Since the National Environmental Policy Act (NEPA) became law in the United States, much effort has been expended by agency personnel, consultants and academics in devising methods to aid preparation of environmental impact statements (EISs). Most of this work has emanated from the USA, but with the introduction of EIA procedures into more and more countries, the ingenuity devoted to developing EIA methods has increased correspondingly. EIA methods are formulated throughout the world although the USA is still the main source.
For the purposes of this discussion a ‘recent’ method is one which has appeared in the literature since 1978. This literature consists of articles in journals, EISs, unpublished conference papers and items from the ‘grey literature’ which contain so much of the thinking and writing devoted to EIA. Pre-1978 methodological developments have been widely reviewed in the literature and comprehensive descriptions can be found in, for example, Clark et al. (1980), Canter (1983), Bisset (1984a) and Wathern (1984).
The term ‘method’ deserves some elucidation. A distinction must be made between methods and techniques used in EIA. EIA techniques are concerned with predicting future states of specific environmental parameters such as noise levels. In any single EIA study a number of techniques may be used. Together, they provide data which are then collated, arranged, presented and sometimes interpreted according to the organizational principles of the EIA method being used. EIA methods have been described alternatively as methodologies, technologies, approaches, manuals, guidelines and even procedures in the literature.

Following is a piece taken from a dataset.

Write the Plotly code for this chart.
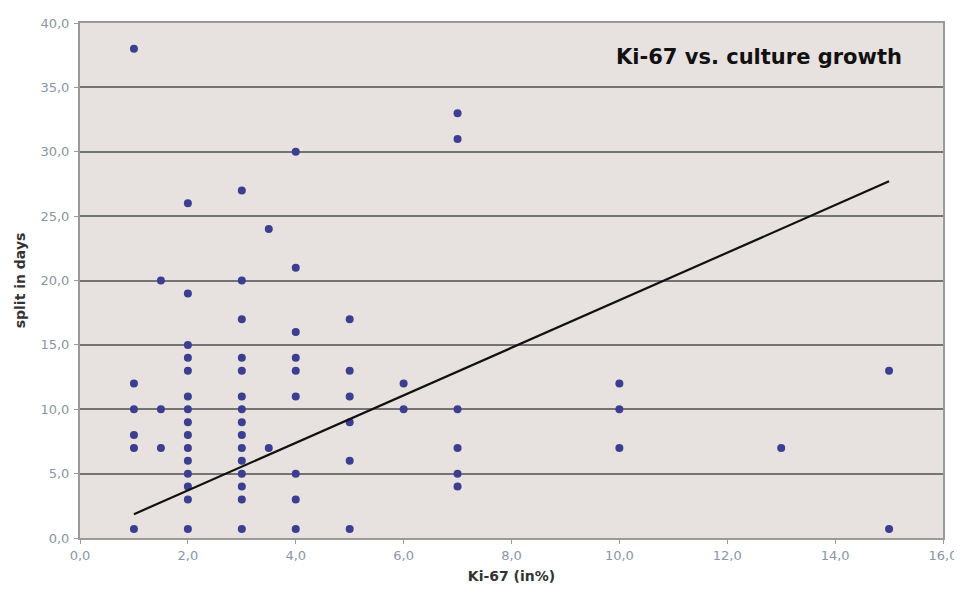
import plotly.graph_objects as go

# Data (Ki-67 in %, split in days)
ki67 = [1, 1, 1, 1, 1, 1,
        1.5, 1.5, 1.5,
        2, 2, 2, 2, 2, 2, 2, 2, 2, 2, 2, 2, 2, 2, 2,
        3, 3, 3, 3, 3, 3, 3, 3, 3, 3, 3, 3, 3, 3, 3,
        3.5, 3.5,
        4, 4, 4, 4, 4, 4, 4, 4, 4,
        5, 5, 5, 5, 5, 5,
        6, 6,
        7, 7, 7, 7, 7, 7,
        10, 10, 10,
        13,
        15, 15]
split_days = [38, 12, 10, 8, 7, 0.7,
              20, 10, 7,
              26, 19, 15, 14, 13, 11, 10, 9, 8, 7, 6, 5, 4, 3, 0.7,
              27, 20, 17, 14, 13, 11, 10, 9, 8, 7, 6, 5, 4, 3, 0.7,
              24, 7,
              30, 21, 16, 14, 13, 11, 5, 3, 0.7,
              17, 13, 11, 9, 6, 0.7,
              12, 10,
              33, 31, 10, 7, 5, 4,
              12, 10, 7,
              7,
              13, 0.7]

trend_x = [1, 15]
trend_y = [1.85, 27.7]

x_ticks = [0, 2, 4, 6, 8, 10, 12, 14, 16]
y_ticks = [0, 5, 10, 15, 20, 25, 30, 35, 40]

title_text = "Ki-67 vs. culture growth"
x_title = "Ki-67 (in%)"
y_title = "split in days"

font_family = "DejaVu Sans, Verdana, sans-serif"
tick_color = "#8a96a3"

fig = go.Figure()
fig.add_trace(go.Scatter(
    x=ki67, y=split_days, mode="markers",
    marker=dict(size=8, color="#3c3f8f", line=dict(width=0)),
    showlegend=False, hoverinfo="x+y"))
fig.add_trace(go.Scatter(
    x=trend_x, y=trend_y, mode="lines",
    line=dict(color="#111111", width=2.2),
    showlegend=False, hoverinfo="skip"))

fig.update_layout(
    width=946, height=576,
    margin=dict(l=72, r=11, t=15, b=46),
    paper_bgcolor="white",
    plot_bgcolor="#e7e1df",
    separators=",.",
    font=dict(family=font_family, size=13, color=tick_color),
    annotations=[dict(
        text="<b>" + title_text + "</b>",
        xref="paper", yref="paper", x=0.787, y=0.934,
        xanchor="center", yanchor="middle", showarrow=False,
        font=dict(family=font_family, size=21, color="#111111"))],
)

fig.update_xaxes(
    range=[0, 16], tickvals=x_ticks, tickformat=".1f",
    showgrid=False, zeroline=False, automargin=False,
    ticklabeloverflow="allow",
    showline=True, linecolor="#9a9a9a", linewidth=2, mirror=True,
    ticks="outside", ticklen=4, tickcolor="#9a9a9a",
    tickfont=dict(size=13, color=tick_color),
    title=dict(text="<b>" + x_title + "</b>", standoff=18,
               font=dict(size=14, color="#333333")),
)
fig.update_yaxes(
    range=[0, 40], tickvals=y_ticks, tickformat=".1f",
    showgrid=True, gridcolor="#747474", gridwidth=2, zeroline=False,
    automargin=False, ticklabelstandoff=2,
    showline=True, linecolor="#9a9a9a", linewidth=2, mirror=True,
    ticks="outside", ticklen=4, tickcolor="#9a9a9a",
    tickfont=dict(size=13, color=tick_color),
    title=dict(text="<b>" + y_title + "</b>", standoff=12,
               font=dict(size=14, color="#333333")),
)

fig.write_html("out.html")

This chapter cannot contain a description or discussion of every method which has been put forward since 1978 nor can it ignore totally the pre-1978 literature, upon which many of the more recent developments are based. Rather it will try to identify common themes or trends which appear to characterize the methods developed since 1978. Attention will be paid to recent and current thinking which has resulted in the development of a particular type of method or its variants. The types of method described here are index approaches, systems diagrams, simulation modelling and the ‘sound ecological principles’ approach.